Charts and diagrams as code:
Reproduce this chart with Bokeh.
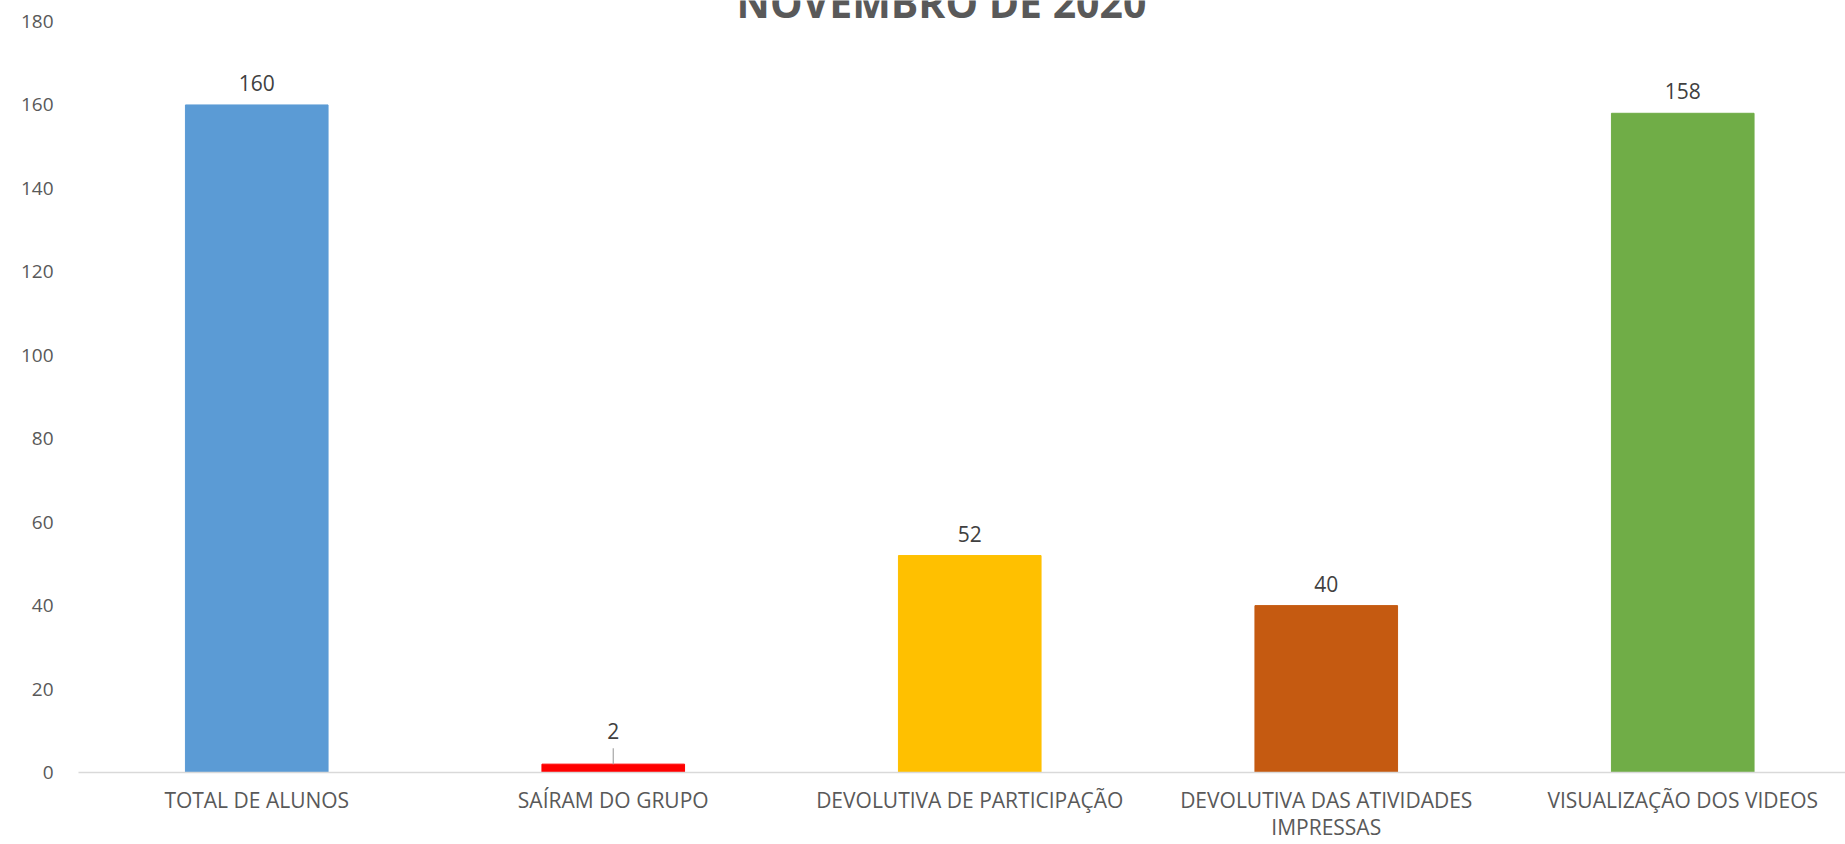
from bokeh.plotting import figure
from bokeh.models import Range1d, FixedTicker, Label, ColumnDataSource
from bokeh.embed import file_html
from bokeh.resources import INLINE

# ---- data ----
title_text = "NOVEMBRO DE 2020"
categories = ["TOTAL DE ALUNOS", "SAÍRAM DO GRUPO", "DEVOLUTIVA DE PARTICIPAÇÃO",
              "DEVOLUTIVA DAS ATIVIDADES\nIMPRESSAS", "VISUALIZAÇÃO DOS VIDEOS"]
values = [160, 2, 52, 40, 158]
colors = ["#5B9BD5", "#FF0000", "#FFC000", "#C55A11", "#70AD47"]
y_ticks = [0, 20, 40, 60, 80, 100, 120, 140, 160, 180]

# ---- layout ----
W, H = 1845, 844
left, bottom_px = 78, 72
frame_h = H - bottom_px          # frame from y=0 to y=772
px_per_unit = (frame_h - 21) / 180.0
y_end = frame_h / px_per_unit
cat_px = 356.5
x_end = (W - left) / cat_px

FONT = "Open Sans"

xs = [i + 0.5 for i in range(len(categories))]
src = ColumnDataSource(dict(x=xs, top=values, color=colors))

p = figure(width=W, height=H, output_backend="svg", toolbar_location=None,
           x_range=Range1d(0, x_end), y_range=Range1d(0, y_end),
           min_border_left=left, min_border_right=0, min_border_top=0,
           min_border_bottom=bottom_px, outline_line_color=None)

p.vbar(x="x", top="top", width=0.4, color="color", source=src)

# data labels
big = [i for i, v in enumerate(values) if v >= 10]
small = [i for i, v in enumerate(values) if v < 10]
src_big = ColumnDataSource(dict(x=[xs[i] for i in big], y=[values[i] for i in big],
                                t=[str(values[i]) for i in big]))
src_small = ColumnDataSource(dict(x=[xs[i] for i in small], y=[values[i] for i in small],
                                  t=[str(values[i]) for i in small]))
p.text(x="x", y="y", text="t", source=src_big, text_align="center",
       text_baseline="alphabetic", y_offset=-22, text_color="#404040",
       text_font_size="21px", text_font={"value": FONT})
p.text(x="x", y="y", text="t", source=src_small, text_align="center",
       text_baseline="alphabetic", y_offset=-33, text_color="#404040",
       text_font_size="21px", text_font={"value": FONT})
# leader line for small label
lead = 16 / px_per_unit
p.segment(x0=[xs[i] for i in small], y0=[values[i] for i in small],
          x1=[xs[i] for i in small], y1=[values[i] + lead for i in small],
          line_color="#A6A6A6", line_width=1.2)

# axes
p.xaxis.ticker = FixedTicker(ticks=xs)
p.xaxis.major_label_overrides = {x: c for x, c in zip(xs, categories)}
p.xaxis.axis_line_color = "#D9D9D9"
p.xaxis.axis_line_width = 1.5
p.xaxis.major_tick_line_color = None
p.xaxis.minor_tick_line_color = None
p.xaxis.major_tick_out = 0
p.xaxis.major_tick_in = 0
p.xaxis.major_label_text_font = FONT
p.xaxis.major_label_text_font_size = "21px"
p.xaxis.major_label_text_color = "#595959"
p.xaxis.major_label_text_line_height = 0.98
p.xaxis.major_label_standoff = 13

p.yaxis.ticker = FixedTicker(ticks=y_ticks)
p.yaxis.axis_line_color = None
p.yaxis.major_tick_line_color = None
p.yaxis.minor_tick_line_color = None
p.yaxis.major_tick_out = 0
p.yaxis.major_tick_in = 0
p.yaxis.major_label_text_font = FONT
p.yaxis.major_label_text_font_size = "19px"
p.yaxis.major_label_text_color = "#595959"
p.yaxis.major_label_standoff = 25

p.xgrid.grid_line_color = None
p.ygrid.grid_line_color = None

p.add_layout(Label(x=941 - left, y=180 + 20 / px_per_unit, x_units="screen", y_units="data",
                   text=title_text, text_align="center", text_baseline="alphabetic",
                   text_font=FONT, text_font_style="bold", text_font_size="41px",
                   text_color="#595959"))

open("out.html", "w").write(file_html(p, INLINE))
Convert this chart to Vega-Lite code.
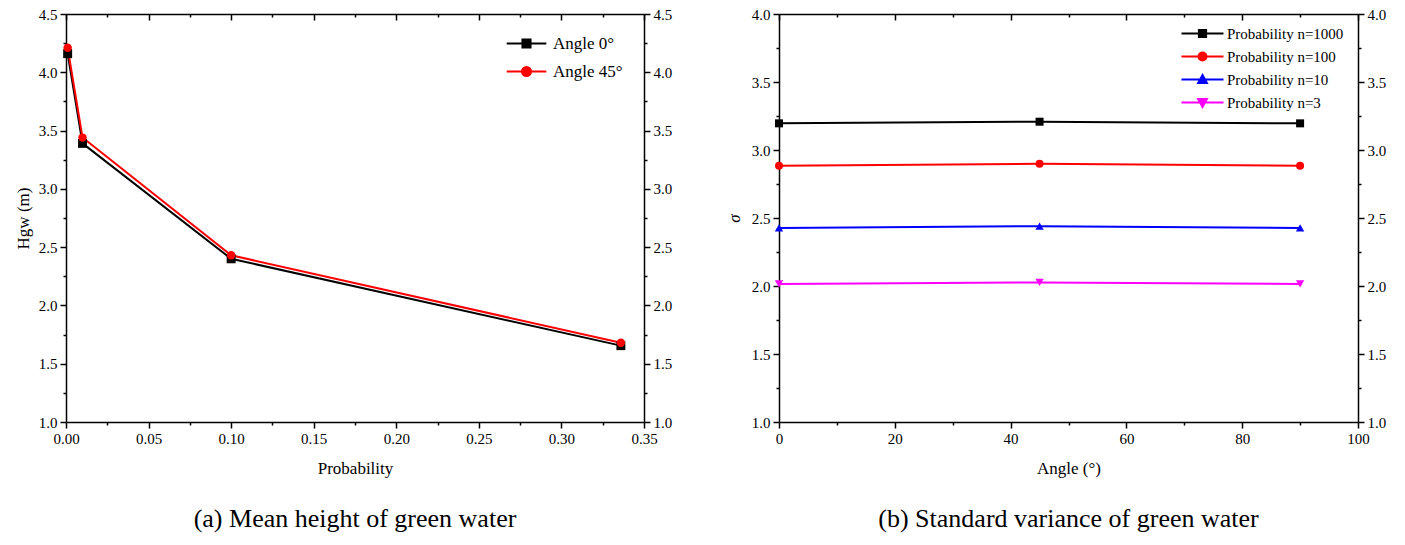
{
  "$schema": "https://vega.github.io/schema/vega-lite/v6.json",
  "background": "white",
  "padding": {"left": 14, "top": 7, "right": 5, "bottom": 5},
  "spacing": 135,
  "bounds": "flush",
  "resolve": {"scale": {"fill": "independent", "stroke": "independent", "shape": "independent"}},
  "config": {
    "font": "Liberation Serif",
    "view": {"stroke": null},
    "axis": {
      "domainColor": "black", "domainWidth": 1.5,
      "tickColor": "black", "tickWidth": 1.5,
      "labelColor": "black", "titleColor": "black",
      "labelFontSize": 15, "titleFontSize": 17, "titleFontWeight": "normal",
      "labelFont": "Liberation Serif", "titleFont": "Liberation Serif",
      "grid": false, "labelOverlap": false, "labelFlush": false, "labelPadding": 3
    },
    "legend": {"labelFont": "Liberation Serif", "labelColor": "black"}
  },
  "hconcat": [
    {
      "width": 578, "height": 408,
      "title": {"text": "(a) Mean height of green water", "orient": "bottom", "fontSize": 26, "font": "Liberation Serif", "fontWeight": "normal", "color": "black", "offset": 30},
      "data": {"values": [
        {"p": 0.001, "h": 4.16, "s": "Angle 0°"},
        {"p": 0.01, "h": 3.39, "s": "Angle 0°"},
        {"p": 0.1, "h": 2.40, "s": "Angle 0°"},
        {"p": 0.336, "h": 1.655, "s": "Angle 0°"},
        {"p": 0.001, "h": 4.21, "s": "Angle 45°"},
        {"p": 0.01, "h": 3.44, "s": "Angle 45°"},
        {"p": 0.1, "h": 2.43, "s": "Angle 45°"},
        {"p": 0.336, "h": 1.68, "s": "Angle 45°"}
      ]},
      "layer": [
        {
          "mark": {"type": "line", "strokeWidth": 2},
          "encoding": {
            "x": {"field": "p", "type": "quantitative", "scale": {"domain": [0, 0.35], "nice": false, "zero": false},
              "axis": {"orient": "bottom", "title": "Probability", "titlePadding": 14,
                "values": [0,0.025,0.05,0.075,0.1,0.125,0.15,0.175,0.2,0.225,0.25,0.275,0.3,0.325,0.35],
                "labelExpr": "abs(datum.value*20-round(datum.value*20))<1e-6 ? format(datum.value,'.2f') : ''",
                "tickSize": {"condition": {"test": "abs(datum.value*20-round(datum.value*20))<1e-6", "value": 6}, "value": 3}}},
            "y": {"field": "h", "type": "quantitative", "scale": {"domain": [1, 4.5], "nice": false, "zero": false},
              "axis": {"orient": "left", "title": "Hgw (m)", "titlePadding": 6,
                "values": [1,1.25,1.5,1.75,2,2.25,2.5,2.75,3,3.25,3.5,3.75,4,4.25,4.5],
                "labelExpr": "abs(datum.value*2-round(datum.value*2))<1e-6 ? format(datum.value,'.1f') : ''",
                "tickSize": {"condition": {"test": "abs(datum.value*2-round(datum.value*2))<1e-6", "value": 6}, "value": 3}}},
            "stroke": {"field": "s", "type": "nominal", "scale": {"domain": ["Angle 0°", "Angle 45°"], "range": ["black", "red"]},
              "legend": {"title": null, "orient": "none", "legendX": 452, "legendY": 21, "padding": 0, "symbolSize": 81, "symbolOpacity": 1, "symbolStrokeWidth": 2, "labelOffset": 18, "rowPadding": 10, "labelFontSize": 17}}
          }
        },
        {
          "transform": [{"filter": {"field": "s", "equal": "Angle 0°"}}],
          "mark": {"type": "point", "shape": "square", "filled": true, "color": "black", "size": 80, "opacity": 1},
          "encoding": {
            "x": {"field": "p", "type": "quantitative",
              "axis": {"orient": "top", "title": null, "labels": false,
                "values": [0,0.025,0.05,0.075,0.1,0.125,0.15,0.175,0.2,0.225,0.25,0.275,0.3,0.325,0.35],
                "tickSize": {"condition": {"test": "abs(datum.value*20-round(datum.value*20))<1e-6", "value": -6}, "value": -3}}},
            "y": {"field": "h", "type": "quantitative",
              "axis": {"orient": "right", "title": null,
                "values": [1,1.25,1.5,1.75,2,2.25,2.5,2.75,3,3.25,3.5,3.75,4,4.25,4.5],
                "labelExpr": "abs(datum.value*2-round(datum.value*2))<1e-6 ? format(datum.value,'.1f') : ''",
                "tickSize": {"condition": {"test": "abs(datum.value*2-round(datum.value*2))<1e-6", "value": 6}, "value": 3}}}
          }
        },
        {
          "transform": [{"filter": {"field": "s", "equal": "Angle 45°"}}],
          "mark": {"type": "point", "shape": "circle", "filled": true, "color": "red", "size": 70, "opacity": 1},
          "encoding": {
            "x": {"field": "p", "type": "quantitative", "axis": null},
            "y": {"field": "h", "type": "quantitative", "axis": null}
          }
        },
        {
          "mark": {"type": "point", "filled": true, "opacity": 0},
          "encoding": {
            "x": {"field": "p", "type": "quantitative", "axis": null},
            "y": {"field": "h", "type": "quantitative", "axis": null},
            "fill": {"field": "s", "type": "nominal", "scale": {"domain": ["Angle 0°", "Angle 45°"], "range": ["black", "red"]},
              "legend": {"title": null, "orient": "none", "legendX": 452, "legendY": 21, "padding": 0, "symbolSize": 81, "symbolOpacity": 1, "symbolStrokeWidth": 2, "labelOffset": 18, "rowPadding": 10, "labelFontSize": 17}},
            "stroke": {"field": "s", "type": "nominal",
              "legend": {"title": null, "orient": "none", "legendX": 452, "legendY": 21, "padding": 0, "symbolSize": 81, "symbolOpacity": 1, "symbolStrokeWidth": 2, "labelOffset": 18, "rowPadding": 10, "labelFontSize": 17}},
            "shape": {"field": "s", "type": "nominal", "scale": {"domain": ["Angle 0°", "Angle 45°"], "range": ["M-4.4,0H4.4M-0.9,-0.9H0.9V0.9H-0.9Z", "M-4.4,0H4.4M1,0A1,1,0,1,1,-1,0A1,1,0,1,1,1,0Z"]},
              "legend": {"title": null, "orient": "none", "legendX": 452, "legendY": 21, "padding": 0, "symbolSize": 81, "symbolOpacity": 1, "symbolStrokeWidth": 2, "labelOffset": 18, "rowPadding": 10, "labelFontSize": 17}}
          }
        }
      ],
      "resolve": {"axis": {"x": "independent", "y": "independent"}}
    },
    {
      "width": 579, "height": 408,
      "title": {"text": "(b) Standard variance of green water", "orient": "bottom", "fontSize": 26, "font": "Liberation Serif", "fontWeight": "normal", "color": "black", "offset": 30},
      "data": {"values": [
        {"a": 0, "v": 3.196, "s": "Probability n=1000"},
        {"a": 45, "v": 3.208, "s": "Probability n=1000"},
        {"a": 90, "v": 3.196, "s": "Probability n=1000"},
        {"a": 0, "v": 2.885, "s": "Probability n=100"},
        {"a": 45, "v": 2.898, "s": "Probability n=100"},
        {"a": 90, "v": 2.885, "s": "Probability n=100"},
        {"a": 0, "v": 2.427, "s": "Probability n=10"},
        {"a": 45, "v": 2.44, "s": "Probability n=10"},
        {"a": 90, "v": 2.427, "s": "Probability n=10"},
        {"a": 0, "v": 2.015, "s": "Probability n=3"},
        {"a": 45, "v": 2.026, "s": "Probability n=3"},
        {"a": 90, "v": 2.015, "s": "Probability n=3"}
      ]},
      "layer": [
        {
          "mark": {"type": "line", "strokeWidth": 2, "interpolate": "monotone"},
          "encoding": {
            "x": {"field": "a", "type": "quantitative", "scale": {"domain": [0, 100], "nice": false, "zero": false},
              "axis": {"orient": "bottom", "title": "Angle (°)", "titlePadding": 14,
                "values": [0,10,20,30,40,50,60,70,80,90,100],
                "labelExpr": "datum.value % 20 === 0 ? format(datum.value,'d') : ''",
                "tickSize": {"condition": {"test": "datum.value % 20 === 0", "value": 6}, "value": 3}}},
            "y": {"field": "v", "type": "quantitative", "scale": {"domain": [1, 4], "nice": false, "zero": false},
              "axis": {"orient": "left", "title": "σ", "titleFontStyle": "italic", "titlePadding": 8,
                "values": [1,1.25,1.5,1.75,2,2.25,2.5,2.75,3,3.25,3.5,3.75,4],
                "labelExpr": "abs(datum.value*2-round(datum.value*2))<1e-6 ? format(datum.value,'.1f') : ''",
                "tickSize": {"condition": {"test": "abs(datum.value*2-round(datum.value*2))<1e-6", "value": 6}, "value": 3}}},
            "stroke": {"field": "s", "type": "nominal", "scale": {"domain": ["Probability n=1000", "Probability n=100", "Probability n=10", "Probability n=3"], "range": ["black", "red", "blue", "#ff00ff"]},
              "legend": {"title": null, "orient": "none", "legendX": 416, "legendY": 12, "padding": 0, "symbolSize": 64, "symbolOpacity": 1, "symbolStrokeWidth": 2, "labelOffset": 17, "rowPadding": 6, "labelFontSize": 15}}
          }
        },
        {
          "transform": [{"filter": {"field": "s", "equal": "Probability n=1000"}}],
          "mark": {"type": "point", "shape": "square", "filled": true, "color": "black", "size": 64, "opacity": 1},
          "encoding": {
            "x": {"field": "a", "type": "quantitative",
              "axis": {"orient": "top", "title": null, "labels": false,
                "values": [0,10,20,30,40,50,60,70,80,90,100],
                "tickSize": {"condition": {"test": "datum.value % 20 === 0", "value": -6}, "value": -3}}},
            "y": {"field": "v", "type": "quantitative",
              "axis": {"orient": "right", "title": null,
                "values": [1,1.25,1.5,1.75,2,2.25,2.5,2.75,3,3.25,3.5,3.75,4],
                "labelExpr": "abs(datum.value*2-round(datum.value*2))<1e-6 ? format(datum.value,'.1f') : ''",
                "tickSize": {"condition": {"test": "abs(datum.value*2-round(datum.value*2))<1e-6", "value": 6}, "value": 3}}}
          }
        },
        {
          "transform": [{"filter": {"field": "s", "equal": "Probability n=100"}}],
          "mark": {"type": "point", "shape": "circle", "filled": true, "color": "red", "size": 64, "opacity": 1},
          "encoding": {
            "x": {"field": "a", "type": "quantitative", "axis": null},
            "y": {"field": "v", "type": "quantitative", "axis": null}
          }
        },
        {
          "transform": [{"filter": {"field": "s", "equal": "Probability n=10"}}],
          "mark": {"type": "point", "shape": "triangle-up", "filled": true, "color": "blue", "size": 70, "opacity": 1},
          "encoding": {
            "x": {"field": "a", "type": "quantitative", "axis": null},
            "y": {"field": "v", "type": "quantitative", "axis": null}
          }
        },
        {
          "transform": [{"filter": {"field": "s", "equal": "Probability n=3"}}],
          "mark": {"type": "point", "shape": "triangle-down", "filled": true, "color": "#ff00ff", "size": 70, "opacity": 1},
          "encoding": {
            "x": {"field": "a", "type": "quantitative", "axis": null},
            "y": {"field": "v", "type": "quantitative", "axis": null}
          }
        },
        {
          "mark": {"type": "point", "filled": true, "opacity": 0},
          "encoding": {
            "x": {"field": "a", "type": "quantitative", "axis": null},
            "y": {"field": "v", "type": "quantitative", "axis": null},
            "fill": {"field": "s", "type": "nominal", "scale": {"domain": ["Probability n=1000", "Probability n=100", "Probability n=10", "Probability n=3"], "range": ["black", "red", "blue", "#ff00ff"]},
              "legend": {"title": null, "orient": "none", "legendX": 416, "legendY": 12, "padding": 0, "symbolSize": 64, "symbolOpacity": 1, "symbolStrokeWidth": 2, "labelOffset": 17, "rowPadding": 6, "labelFontSize": 15}},
            "stroke": {"field": "s", "type": "nominal",
              "legend": {"title": null, "orient": "none", "legendX": 416, "legendY": 12, "padding": 0, "symbolSize": 64, "symbolOpacity": 1, "symbolStrokeWidth": 2, "labelOffset": 17, "rowPadding": 6, "labelFontSize": 15}},
            "shape": {"field": "s", "type": "nominal", "scale": {"domain": ["Probability n=1000", "Probability n=100", "Probability n=10", "Probability n=3"], "range": ["M-5.25,0H5.25M-0.9,-0.9H0.9V0.9H-0.9Z", "M-5.25,0H5.25M1,0A1,1,0,1,1,-1,0A1,1,0,1,1,1,0Z", "M-5.25,0H5.25M0,-1.1L1.1,0.9L-1.1,0.9Z", "M-5.25,0H5.25M0,1.1L1.1,-0.9L-1.1,-0.9Z"]},
              "legend": {"title": null, "orient": "none", "legendX": 416, "legendY": 12, "padding": 0, "symbolSize": 64, "symbolOpacity": 1, "symbolStrokeWidth": 2, "labelOffset": 17, "rowPadding": 6, "labelFontSize": 15}}
          }
        }
      ],
      "resolve": {"axis": {"x": "independent", "y": "independent"}}
    }
  ]
}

Work to complete: Begin at the top of the records above and retype each line exactly until the line containing "140, 160, 180]", which is included. Skip all pictures.

Expected answer:
Reproduce this chart with Bokeh.
from bokeh.plotting import figure
from bokeh.models import Range1d, FixedTicker, Label, ColumnDataSource
from bokeh.embed import file_html
from bokeh.resources import INLINE

# ---- data ----
title_text = "NOVEMBRO DE 2020"
categories = ["TOTAL DE ALUNOS", "SAÍRAM DO GRUPO", "DEVOLUTIVA DE PARTICIPAÇÃO",
              "DEVOLUTIVA DAS ATIVIDADES\nIMPRESSAS", "VISUALIZAÇÃO DOS VIDEOS"]
values = [160, 2, 52, 40, 158]
colors = ["#5B9BD5", "#FF0000", "#FFC000", "#C55A11", "#70AD47"]
y_ticks = [0, 20, 40, 60, 80, 100, 120, 140, 160, 180]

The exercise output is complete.